A game against the league-leaders, Reading, looked set to compound Coventry City’s terrible run of recent form. However, the Sky Blues produced a determined, energetic performance against the Royals in order to battle for the three points in a surprisingly entertaining game between the two teams that had, up to this point of the campaign, taken the fewest shots in the division.
Gustavo Hamer rounded off a neat set of interchanges around the penalty area to put the Sky Blues ahead. Reading looked to have produced a moment of quality in the second-half to reverse the momentum of the game, through a well-placed finish from Lucas Joao. However, Coventry City responded with a poacher’s effort from Matt Godden and a thumping strike from outside the area from Sam McCallum to win the game. A stoppage-time goal from George Puscas made it a nervy finish, but it proved to be too little, too late.
Some Big Changes Were Made
Mark Robins made some bold calls in his team selection for this game. The formation was switched to a 3-5-2, Kyle McFadzean was dropped from the defence and Maxime Biamou started in attack for the first time this season. It wasn’t just the result that proved those changes changes correct, but the overall performance and endeavour on show.
Perhaps we were aided by a less aggressive opposition press than we’ve seen in recent weeks, nonetheless, the most obvious benefit of the change in shape and personnel was the greater poise we looked to have in possession – aside from a few hairy moments early in the first-half. Playing our best defensive ball-player in Leo Ostigard in the heart of the back three gave the team a little more fluency passing out from the back. In addition, there were more obvious passing lanes down either side of the pitch.
On the right side, Michael Rose could either play to Gustavo Hamer or Fankaty Dabo, who, in turn, had each other, as well as one of the strikers to pass to. On the left, there was a similar vertical axis between Dominic Hyam, Jordan Shipley, Ryan Giles and the strikers. It was Ben Sheaf and Leo Ostigard’s job to keep the play moving from side to side.
Gustavo Hamer and Jordan Shipley were particularly important in our performance here, providing the link between midfield and attack. In contrast to the last time we played with two up top – against Brentford – the front two were much less isolated and, in turn, linked well with the rest of the team. The first goal was a testament to Hamer and Shipley’s support of the attack, with Shipley initially getting in the area, before Hamer arrived late to smash Godden’s tee-up into the back of the net.

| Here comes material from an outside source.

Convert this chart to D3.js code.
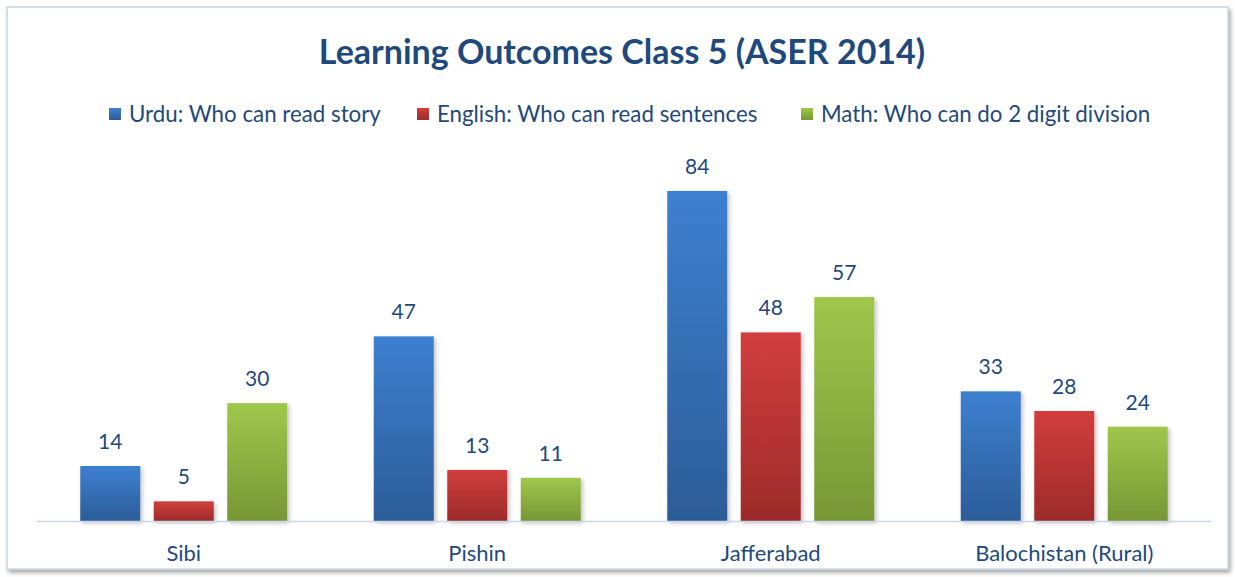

Overall, the team looked more energised, more robust and more competitive than we have seen in recent weeks. Perhaps a sign that the fear factor at this level is starting to wear off.
Endeavour Over Quality Is Alright For Now
As improved as this performance was, it was still far from perfect. The game was fairly level in terms of chances created, with Reading slightly edging it, reflecting that we lacked a level of control across the 90 minutes.
From some sloppy passing in our defensive third, to the ease with which we allowed Reading’s forwards to get into dangerous positions, the amount of fouls we gave away, and a few bad decisions here and there when presented with attacking opportunities, there are clear areas of improvement.
Yet, we got the win and that’s alright for now.
We’re still clearly getting to grips with this level of football. The players have clearly struggled at times with the pace and physicality of opponents in the Championship. Along with some of the bad luck we’ve had with injuries and a general lack of fitness as a result of our extended pre-season, it is understandable that we have yet pick up consistent results or performances. However, there was a danger that we were losing too much ground to salvage if we ever got up to speed.
It’s still going to be a while before the players start to feel comfortable in the Championship. That’s why it’s important that we take opportunities to get all three points when they’re presented with us. This was far from an immaculate performance, but by putting in the right amount of endeavour, we got our reward.
Let’s Start To Keep Some Clean Sheets
The clearest area for improvement at the moment is reducing the amount of goals we concede. We’re currently an average of two goals a game, which makes it very difficult to pick up results on a consistent basis.
While Reading produced two excellent finishes for their goals, we could have done more to make those shots more difficult, or have prevented them happening altogether. The first stemmed from a sloppy pass from Ben Sheaf, with the midfielder then struggling to assert himself to prevent Lucas Joao turning and getting his shot away. The second resulted from our defence getting sucked towards the ball, rather than the extra bodies Reading had thrown into the penalty area.
Moreover, the back three were left isolated on several occasions in one-versus-one situations that they were probably always going to be second-best in. As energetic as the midfield was, they struggled to offer much of a defensive shield – which is why the decision not to start Liam Kelly remains questionable.
In addition, the 3-5-2 set-up left space for Reading’s full-backs to run into and isolate our wing-backs, who often left space in behind them, leaving the back three further exposed.
It’s a combination of naive decision-making, an inability to cope with pace and physicality, and our tactical set-up that has left our defence looking exposed at this level of football. Winning games is always welcome, but we won’t make the jump to getting them consistently if we cannot stem the flow of opposition goals.